> [Records for this task]
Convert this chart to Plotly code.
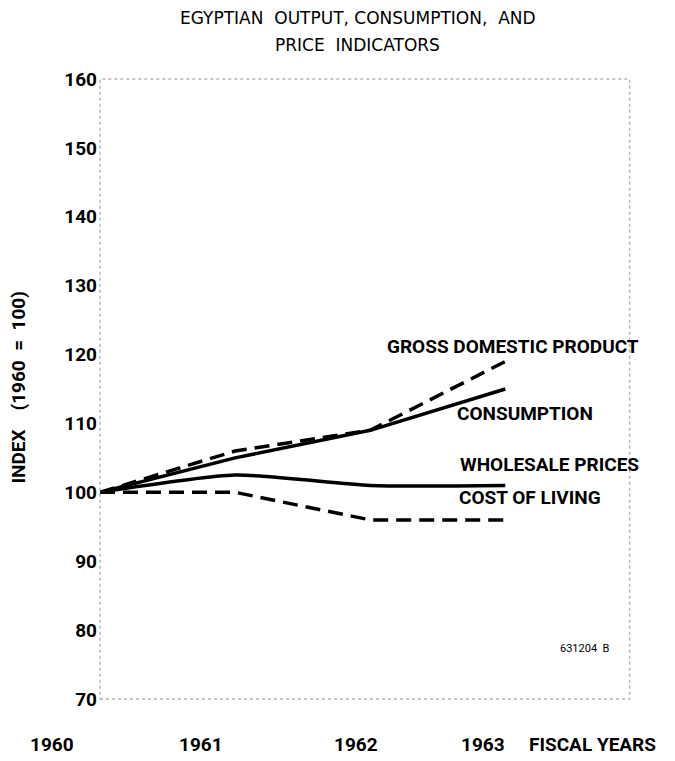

* * *

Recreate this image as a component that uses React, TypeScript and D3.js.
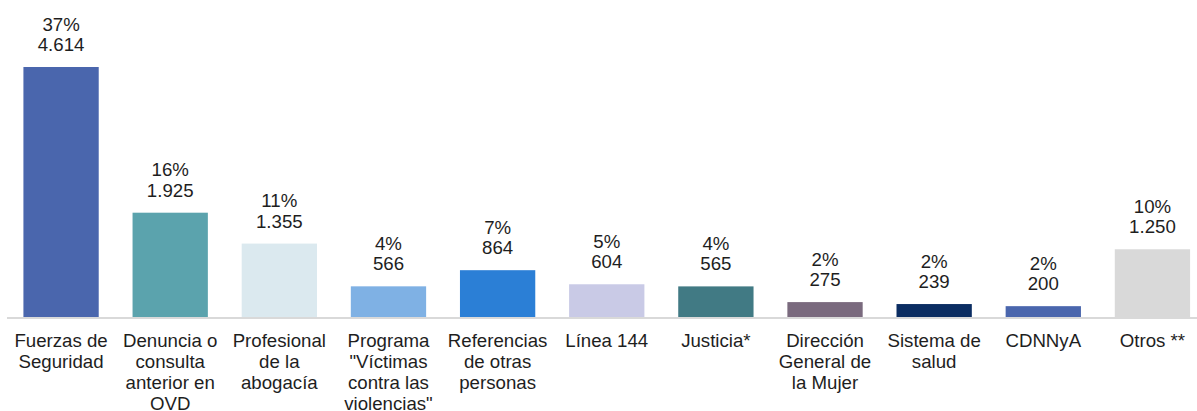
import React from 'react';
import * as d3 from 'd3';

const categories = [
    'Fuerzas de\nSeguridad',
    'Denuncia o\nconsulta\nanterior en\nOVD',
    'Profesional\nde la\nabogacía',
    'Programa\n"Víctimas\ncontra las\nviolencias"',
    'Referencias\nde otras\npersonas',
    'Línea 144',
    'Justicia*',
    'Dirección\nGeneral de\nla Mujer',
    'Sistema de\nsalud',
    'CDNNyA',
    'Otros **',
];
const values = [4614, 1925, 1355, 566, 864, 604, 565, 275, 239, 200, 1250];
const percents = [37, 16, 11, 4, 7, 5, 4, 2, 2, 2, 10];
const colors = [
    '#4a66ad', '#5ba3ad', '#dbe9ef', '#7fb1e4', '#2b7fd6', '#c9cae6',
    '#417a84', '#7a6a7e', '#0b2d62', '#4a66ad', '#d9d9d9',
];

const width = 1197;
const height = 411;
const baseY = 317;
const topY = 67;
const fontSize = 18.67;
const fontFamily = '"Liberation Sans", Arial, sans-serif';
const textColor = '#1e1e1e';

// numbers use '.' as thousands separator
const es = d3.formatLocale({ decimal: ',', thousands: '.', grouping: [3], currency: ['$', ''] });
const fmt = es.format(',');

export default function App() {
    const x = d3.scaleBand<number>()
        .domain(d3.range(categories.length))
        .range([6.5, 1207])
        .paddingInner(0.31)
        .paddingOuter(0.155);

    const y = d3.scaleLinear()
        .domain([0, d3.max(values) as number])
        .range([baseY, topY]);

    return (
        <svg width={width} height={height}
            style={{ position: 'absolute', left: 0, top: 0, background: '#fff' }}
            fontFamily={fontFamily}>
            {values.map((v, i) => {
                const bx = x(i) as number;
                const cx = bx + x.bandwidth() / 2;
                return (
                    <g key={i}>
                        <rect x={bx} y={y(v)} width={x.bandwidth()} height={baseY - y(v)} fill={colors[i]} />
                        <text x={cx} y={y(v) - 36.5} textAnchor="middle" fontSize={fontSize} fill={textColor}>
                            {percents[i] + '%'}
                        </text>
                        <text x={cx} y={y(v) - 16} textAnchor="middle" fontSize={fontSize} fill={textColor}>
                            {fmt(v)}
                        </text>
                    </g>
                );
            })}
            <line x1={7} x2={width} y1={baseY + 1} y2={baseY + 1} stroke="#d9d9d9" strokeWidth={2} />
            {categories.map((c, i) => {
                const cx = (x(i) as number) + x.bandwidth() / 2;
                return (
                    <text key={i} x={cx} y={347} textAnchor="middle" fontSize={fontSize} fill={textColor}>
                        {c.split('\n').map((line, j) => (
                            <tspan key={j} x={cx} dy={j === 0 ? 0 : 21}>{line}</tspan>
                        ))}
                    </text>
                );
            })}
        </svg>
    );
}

> [Request]
Copy exactly the part of the material above that opens with the line containing "Recreate this image" and closes with the line containing "import * as d3 from 'd3';", ends included. Drop the images.

> [Result]
Recreate this image as a component that uses React, TypeScript and D3.js.
import React from 'react';
import * as d3 from 'd3';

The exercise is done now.